De plus, à mon avis, Cliff se trompe en disant qu'une victoire de l'UPA et/ou de Vlassov n'aurait pas abouti au rétablissement de la propriété privée. Si ces gens-là ne se revendiquaient pas de ce rétablissement c'était - on peut le supposer - par démagogie, notamment vis à vis des paysans qui n'avaient pas du tout envie qu'on rende leurs terres aux nobles tsaristes.
Mais, honnêtement, il me semble que l'analyse de ces mouvements a vraiment peu d'interet aujourd'hui. Sauf si Cliff avait soutenu Vlassov ou l'UPA, ce qui n'est pas le cas.

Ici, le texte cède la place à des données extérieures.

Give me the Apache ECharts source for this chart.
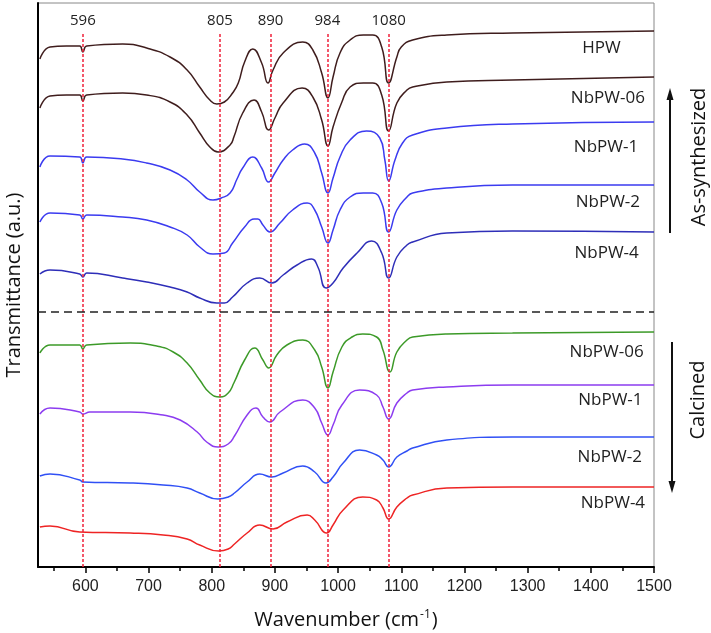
<!DOCTYPE html>
<html>
<head>
<meta charset="utf-8">
<title>FTIR spectra</title>
<script src="https://cdn.jsdelivr.net/npm/echarts@6.0.0/dist/echarts.min.js"></script>
<style>
  html, body { margin: 0; padding: 0; background: #fff; }
  #chart { width: 711px; height: 633px; }
</style>
</head>
<body>
<div id="chart"></div>
<script>
// [wavenumber (cm-1), transmittance (a.u., stacked offset)]
const asHPW = [[528,508],[544,520],[570,521],[591,521],[596,515],[602,521],[659,523],[697,519],[734,510],[761,497],[781,480],[797,467],[808,463],[820,465],[833,474],[842,484],[852,505],[865,518],[879,504],[889,484],[897,497],[913,514],[944,525],[960,517],[974,494],[984,469],[992,490],[1003,514],[1019,527],[1040,532],[1055,532],[1069,520],[1080,484],[1093,510],[1100,520],[1118,527],[1172,532],[1276,534],[1500,536]];
const asNb06 = [[528,459],[544,471],[570,472],[591,472],[596,466],[602,472],[659,474],[697,472],[734,465],[761,452],[781,434],[797,420],[810,415],[829,422],[835,430],[849,454],[867,467],[879,455],[890,437],[900,449],[913,464],[943,479],[960,470],[974,447],[984,421],[992,440],[1006,465],[1019,480],[1040,484],[1055,484],[1069,472],[1080,436],[1093,464],[1109,477],[1118,480],[1172,485],[1276,487],[1500,490]];
const asNb1 = [[528,400],[544,411],[591,410],[596,404],[602,410],[659,408],[697,404],[734,397],[761,387],[781,375],[802,367],[815,369],[829,374],[840,388],[849,399],[865,410],[879,399],[890,385],[900,394],[913,407],[928,417],[947,423],[963,414],[974,394],[984,374],[992,389],[1003,410],[1019,427],[1045,436],[1066,429],[1074,407],[1080,386],[1090,407],[1102,424],[1118,432],[1172,439],[1276,443],[1500,445]];
const asNb2 = [[528,345],[544,354],[591,352],[596,348],[602,352],[659,350],[697,347],[734,340],[761,332],[781,320],[802,313],[820,314],[833,324],[852,340],[867,348],[873,348],[881,342],[892,335],[908,344],[928,357],[951,364],[963,357],[974,340],[984,324],[992,337],[1003,357],[1019,370],[1040,374],[1055,374],[1069,364],[1080,335],[1093,357],[1109,370],[1118,374],[1172,379],[1276,382],[1500,382]];
const asNb4 = [[528,293],[544,297],[591,293],[596,290],[602,294],[659,289],[697,285],[734,280],[761,275],[781,269],[808,264],[820,264],[833,270],[856,284],[876,289],[895,284],[913,292],[935,302],[958,308],[968,300],[981,279],[992,284],[1008,299],[1030,314],[1053,326],[1069,314],[1080,289],[1093,310],[1109,322],[1118,325],[1172,334],[1276,336],[1500,335]];
const caNb06 = [[528,214],[544,222],[591,222],[596,218],[602,222],[671,224],[713,221],[739,215],[761,204],[781,187],[797,174],[813,170],[826,174],[835,184],[852,207],[868,219],[881,207],[890,199],[903,212],[919,222],[944,227],[963,217],[974,200],[984,179],[992,195],[1006,220],[1022,230],[1039,233],[1061,230],[1071,217],[1082,195],[1093,215],[1109,227],[1118,230],[1172,233],[1276,234],[1500,235]];
const caNb1 = [[528,153],[544,159],[591,155],[596,153],[607,155],[671,155],[723,152],[750,147],[777,135],[792,125],[810,120],[826,123],[836,131],[856,152],[870,159],[881,150],[892,145],[908,155],[944,167],[963,159],[974,144],[984,132],[992,142],[1006,162],[1034,177],[1061,172],[1071,160],[1080,148],[1093,164],[1109,174],[1118,177],[1172,180],[1276,182],[1500,182]];
const caNb2 = [[528,91],[544,93],[591,87],[596,85],[671,84],[723,82],[761,79],[781,74],[810,68],[826,70],[836,74],[856,85],[876,93],[895,90],[913,94],[944,101],[963,95],[981,84],[992,90],[1008,104],[1034,117],[1061,112],[1071,107],[1080,100],[1093,110],[1109,116],[1118,119],[1172,127],[1276,130],[1500,130]];
const caNb4 = [[528,40],[544,41],[591,35],[671,34],[723,32],[761,28],[781,22],[811,16],[826,18],[836,23],[856,34],[876,42],[897,38],[919,45],[951,52],[963,47],[982,34],[992,42],[1008,57],[1039,70],[1061,67],[1071,59],[1080,48],[1093,60],[1109,69],[1118,72],[1172,79],[1276,80],[1500,80]];

const peakPositions = [596, 813, 893, 983, 1080];
const peakLabels = ['596', '805', '890', '984', '1080'];
const separatorLevel = 255;
const peakLineTop = 535;

const xMajorTicks = [600, 700, 800, 900, 1000, 1100, 1200, 1300, 1400, 1500];
const xMinorTicks = [550, 650, 750, 850, 950, 1050, 1150, 1250, 1350, 1450];

const labelFont = '"Open Sans", "Noto Sans", sans-serif';

const spectra = [
  { name: 'HPW', data: asHPW, color: '#3f1d1d', labelAt: [1417, 519] },
  { name: 'NbPW-06', data: asNb06, color: '#3f1d1d', labelAt: [1427, 469] },
  { name: 'NbPW-1', data: asNb1, color: '#3b3bf0', labelAt: [1424, 420] },
  { name: 'NbPW-2', data: asNb2, color: '#3b3bf0', labelAt: [1427, 365] },
  { name: 'NbPW-4', data: asNb4, color: '#2e2eb8', labelAt: [1425, 314] },
  { name: 'NbPW-06', data: caNb06, color: '#3c9a28', labelAt: [1425, 215] },
  { name: 'NbPW-1', data: caNb1, color: '#8c3cf0', labelAt: [1431, 167] },
  { name: 'NbPW-2', data: caNb2, color: '#3050f5', labelAt: [1430, 110] },
  { name: 'NbPW-4', data: caNb4, color: '#ee2424', labelAt: [1435, 64] },
];

const chart = echarts.init(document.getElementById('chart'));

const series = spectra.map((s, index) => ({
  type: 'line',
  name: s.name + '-' + index,
  data: s.data,
  showSymbol: false,
  smooth: 0.5,
  lineStyle: { color: s.color, width: 1.5 },
  itemStyle: { color: s.color },
  silent: true,
  markPoint: {
    symbol: 'circle',
    symbolSize: 0,
    silent: true,
    label: {
      show: true,
      position: 'inside',
      formatter: s.name,
      color: '#222',
      fontSize: 17,
      fontFamily: labelFont,
    },
    data: [{ coord: s.labelAt }],
  },
}));

// peak guides and the as-synthesized / calcined separator
series[0].markLine = {
  silent: true,
  symbol: 'none',
  animation: false,
  lineStyle: { color: '#f0213a', type: [3, 2], width: 1.5 },
  label: {
    show: true,
    position: 'end',
    formatter: '{b}',
    color: '#222',
    fontSize: 15,
    fontFamily: labelFont,
    distance: 4,
  },
  data: peakPositions.map((x, i) => [
    { name: peakLabels[i], coord: [x, 0] },
    { coord: [x, peakLineTop] },
  ]).concat([
    {
      yAxis: separatorLevel,
      lineStyle: { color: '#222', type: [8, 5], width: 1.5 },
      label: { show: false },
    },
  ]),
};

const option = {
  animation: false,
  grid: {
    left: 38,
    right: 57,
    top: 3,
    bottom: 66,
    outerBoundsMode: 'none',
    show: true,
    borderColor: '#888',
    borderWidth: 1,
  },
  xAxis: [
    {
      type: 'value',
      min: 525,
      max: 1500,
      name: '{a|Wavenumber (cm}{s|-1}{a|)}',
      nameLocation: 'middle',
      nameGap: 42,
      nameTextStyle: {
        rich: {
          a: { fontSize: 20, fontFamily: labelFont, color: '#111' },
          s: { fontSize: 12, fontFamily: labelFont, color: '#111', verticalAlign: 'top', padding: [0, 1, 10, 1] },
        },
      },
      axisLine: { lineStyle: { color: '#000', width: 2 } },
      axisTick: { customValues: xMajorTicks, length: 6, lineStyle: { color: '#000', width: 1.5 } },
      axisLabel: {
        customValues: xMajorTicks,
        formatter: (value) => String(value),
        color: '#222',
        fontSize: 16,
        margin: 12,
        fontFamily: '"Liberation Sans", Arial, sans-serif',
      },
      splitLine: { show: false },
    },
    {
      type: 'value',
      min: 525,
      max: 1500,
      position: 'bottom',
      axisLine: { show: false },
      axisTick: { customValues: xMinorTicks, length: 4, lineStyle: { color: '#000', width: 1.5 } },
      axisLabel: { show: false },
      splitLine: { show: false },
    },
  ],
  yAxis: {
    type: 'value',
    min: 0,
    max: 564,
    name: 'Transmittance (a.u.)',
    nameLocation: 'middle',
    nameGap: 14,
    nameTextStyle: { fontSize: 20, fontFamily: labelFont, color: '#111' },
    axisLine: { show: true, lineStyle: { color: '#000', width: 2 } },
    axisTick: { show: false },
    axisLabel: { show: false },
    splitLine: { show: false },
  },
  graphic: [
    { type: 'line', shape: { x1: 670, y1: 233, x2: 670, y2: 98 }, style: { stroke: '#111', lineWidth: 2 } },
    { type: 'polygon', shape: { points: [[670, 88], [666.5, 100], [673.5, 100]] }, style: { fill: '#111' } },
    {
      type: 'text', x: 699, y: 157, rotation: Math.PI / 2,
      style: { text: 'As-synthesized', fontSize: 20, fontFamily: labelFont, fill: '#111', align: 'center', verticalAlign: 'middle' },
    },
    { type: 'line', shape: { x1: 672, y1: 342, x2: 672, y2: 483 }, style: { stroke: '#111', lineWidth: 2 } },
    { type: 'polygon', shape: { points: [[672, 493], [668.5, 481], [675.5, 481]] }, style: { fill: '#111' } },
    {
      type: 'text', x: 698, y: 400, rotation: Math.PI / 2,
      style: { text: 'Calcined', fontSize: 20, fontFamily: labelFont, fill: '#111', align: 'center', verticalAlign: 'middle' },
    },
  ],
  series,
};

chart.setOption(option);
</script>
</body>
</html>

Sur sa façon de voir le retour au pouvoir des travailleurs en URSS - à cette époque, il faut le souligner -, elle ressemble en effet beaucoup... à celle de Trotsky. C'est compréhensible puisque Cliff était trotskyste. Ses positions et ses divergences avec l'analyse trotskyste de l'URSS et de la révolution politique se sont précisées avec le temps.

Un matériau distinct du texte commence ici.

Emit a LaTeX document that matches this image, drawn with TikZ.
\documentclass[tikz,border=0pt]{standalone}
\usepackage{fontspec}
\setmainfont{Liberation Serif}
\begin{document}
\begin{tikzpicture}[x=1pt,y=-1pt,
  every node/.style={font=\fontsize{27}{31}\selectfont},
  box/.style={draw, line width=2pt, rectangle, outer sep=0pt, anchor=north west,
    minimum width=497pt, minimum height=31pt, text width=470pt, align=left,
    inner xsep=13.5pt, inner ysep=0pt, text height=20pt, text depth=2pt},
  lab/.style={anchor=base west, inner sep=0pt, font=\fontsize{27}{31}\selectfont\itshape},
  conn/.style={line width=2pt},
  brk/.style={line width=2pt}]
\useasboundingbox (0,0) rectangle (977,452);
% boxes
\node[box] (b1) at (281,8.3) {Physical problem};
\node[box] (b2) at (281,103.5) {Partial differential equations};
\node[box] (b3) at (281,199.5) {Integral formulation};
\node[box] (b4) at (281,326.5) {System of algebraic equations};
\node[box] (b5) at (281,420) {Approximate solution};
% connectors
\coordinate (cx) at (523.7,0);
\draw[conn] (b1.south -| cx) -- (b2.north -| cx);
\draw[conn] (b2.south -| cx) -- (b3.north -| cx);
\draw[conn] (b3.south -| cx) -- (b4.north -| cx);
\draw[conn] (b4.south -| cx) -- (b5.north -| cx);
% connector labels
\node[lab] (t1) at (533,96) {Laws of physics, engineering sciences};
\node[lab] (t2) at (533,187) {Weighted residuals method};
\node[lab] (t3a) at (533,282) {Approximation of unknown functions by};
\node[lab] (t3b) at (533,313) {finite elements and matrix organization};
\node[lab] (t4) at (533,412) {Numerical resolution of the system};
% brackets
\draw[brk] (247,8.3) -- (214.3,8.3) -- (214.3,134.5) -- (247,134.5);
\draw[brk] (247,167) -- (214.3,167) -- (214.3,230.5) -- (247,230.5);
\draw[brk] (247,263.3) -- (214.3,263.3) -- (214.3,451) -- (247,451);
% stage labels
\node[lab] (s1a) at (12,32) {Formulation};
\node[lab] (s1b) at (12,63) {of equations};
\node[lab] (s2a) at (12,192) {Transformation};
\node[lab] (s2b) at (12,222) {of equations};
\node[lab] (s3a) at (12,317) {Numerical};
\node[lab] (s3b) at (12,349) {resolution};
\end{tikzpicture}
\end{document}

Il serait donc intéressantd e voir s'il existe des textes plus récents où il affirme l'impossibilité du rétablissement de la propriété privée. Comme je l'ai dit, j'avais remarqué pour ma part qu'il sous-estimait cette possibilité. Et, dans son dernier texte, dont j'ai mis le lien en ligne, il se contente de dire qu'on est passé du capitalisme bureaucratique d'Etat au capitalisme privé, donc que ça ne change pas grand chose, ce sont deux formes de capitalisme. Ce avec quoi je suis en gros d'accord, bien que je pense qu'il sous-estime l'importance du changement économique, meme si l'Etat n'a pas changé de nature classe - d'ailleurs LO pense aussi que l'Etat russe n'a pas changé de nature...

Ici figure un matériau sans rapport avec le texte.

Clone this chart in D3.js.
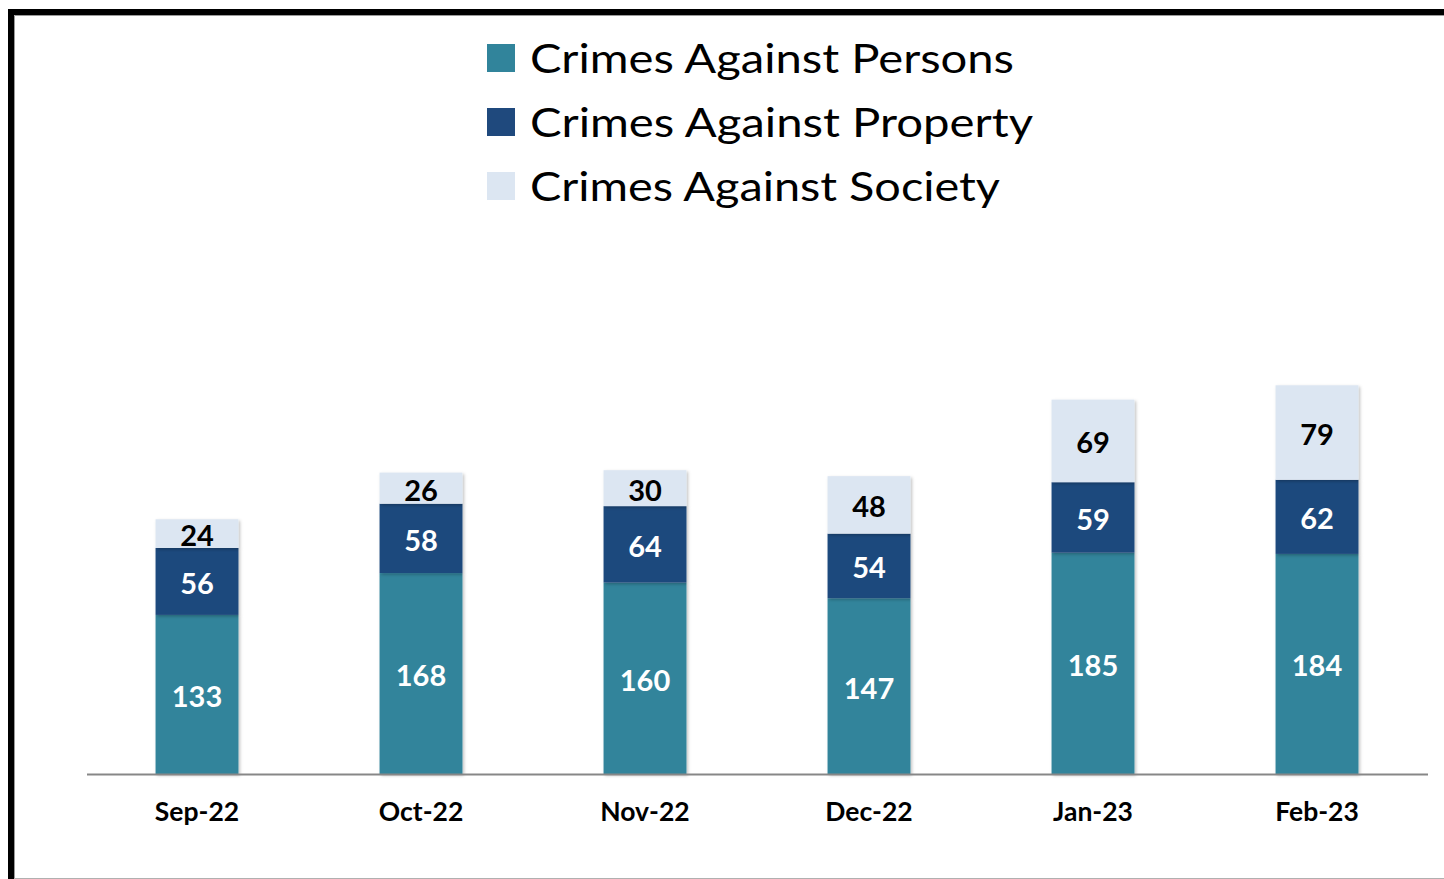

Mais mon propos n'est pas de défendre à toute force tout ce que Cliff a écrit ! Comme je l'ai déjà dit, on n'a pas nécessairement raison ou tort sur tout.
Quand je dis que je me reconnais dans l'essentiel de son analyse, qui me semble la plus adequate pour comprendre non seulement l'URSS mais la Chine et les autres Etats staliniens, c'est parce que Cliff a pointé a mon avis les erreurs essentielles de Trotsky :
-Abandon de la conception marxiste-léniniste de l'Etat et de la dictature du prolétariat, à savoir la classe ouvrière organisée en Etat et, pour l'Etat bourgeois : des bandes d'hommes armés, de bureaucrates etc.
-Conception substitutiste : une bureaucratie pourrait exercer la dictature du prolétariat à la place du prolétariat sans que les prolétaires eux-memes, soumis à une féroce dictature et une féroce exploitation, jouent le moindre role.
-Contrairement à la bourgeoisie qui peut conserver le pouvoir économique sous n'importe quel régime, le prolétariat ne peut pas avoir le pouvoir économique sans détenir le pouvoir politique.
-Confusion entre rapports de propriété et rapports de production. Qui aboutit à penser qu'un Etat bourgeois ne peut pas étatiser l'économie.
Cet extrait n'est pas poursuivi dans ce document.